Tempering Chocolate with Dom

At Belgian Delights, we love creating perfect chocolates, there's more to it than just tasting great, it needs to look desirable and have that 'chocolate snap' too, so here is a short video with Dom, our Chief Chocolatier, to assist you in creating the perfect chocolates. There are tips on Melting, Tempering & Moulding.
Tools Required
  • Stove
  • Bain Marie (Saucepan & Bowl)
  • Thermometer
  • Spatula
  • Ladle
  • Pallet Knife
  • Tea Towel
  • Chocolate Mould
Melting: Place the Bain Marie on the stove and add around 10cm water to the saucepan, put on medium heat to get it simmering. Add the Belgian Delights chocolate buttons into the bowl and place it on top of saucepan. The steam will heat the bowl evenly to melt the chocolate.  Once it’s pretty much melted, lower the heat and do a temp check, aiming for 45ºC.
TIP: Always, when taking the bowl off the Bain Marie, wipe the outside of the bowl to keep moisture away as if any water gets into the melted chocolate, it will ruin it.
Tempering: Once the chocolate is melted, we can start tempering. To bring the chocolate down in temperature, bring bowl off the Bain Marie, wipe the outside, add a handful of buttons to cool down the chocolate mass.

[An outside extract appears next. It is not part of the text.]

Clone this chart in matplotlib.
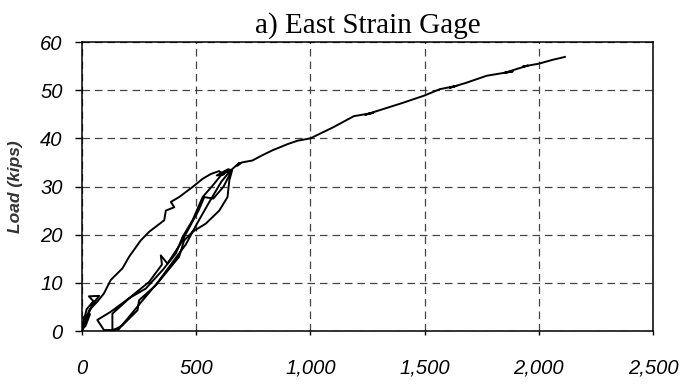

Keep the chocolate moving until the buttons have melted, add another handful of buttons and keep stirring, checking the temperature, getting it to around 29 degrees. Take a sample to check, using a pallet knife and leave some chocolate on it, place it on a cool bench and in 3 to 5 mins it should start setting. If you don’t temper chocolate at all, it will not come out of the moulds. If you did a rough job of tempering, it will look grey and spotty and the chocolate won’t snap.
Moulding: Now the chocolate is tempered. Ladle some chocolate into the mould ensuring all cavities are filled. Scrap off any excess, then give the mould a good tap and shake the mould to get out all the air bubbles, flattening the chocolate out and ensuring all cavities are full. Place into a fridge of 5 degrees for about 10 mins. If you look through the mould you can see the chocolate should not be sticking to the mould, it should be releasing. Crack the tray like an ice cube tray and then tap out onto a flat surface, the chocolate should be shiny if tempered right. Check the snap and taste too!
TIP: As you are working, if the bowl of chocolate looks to be cooling too fast, you can place it back on the Bain Marie to melt some more.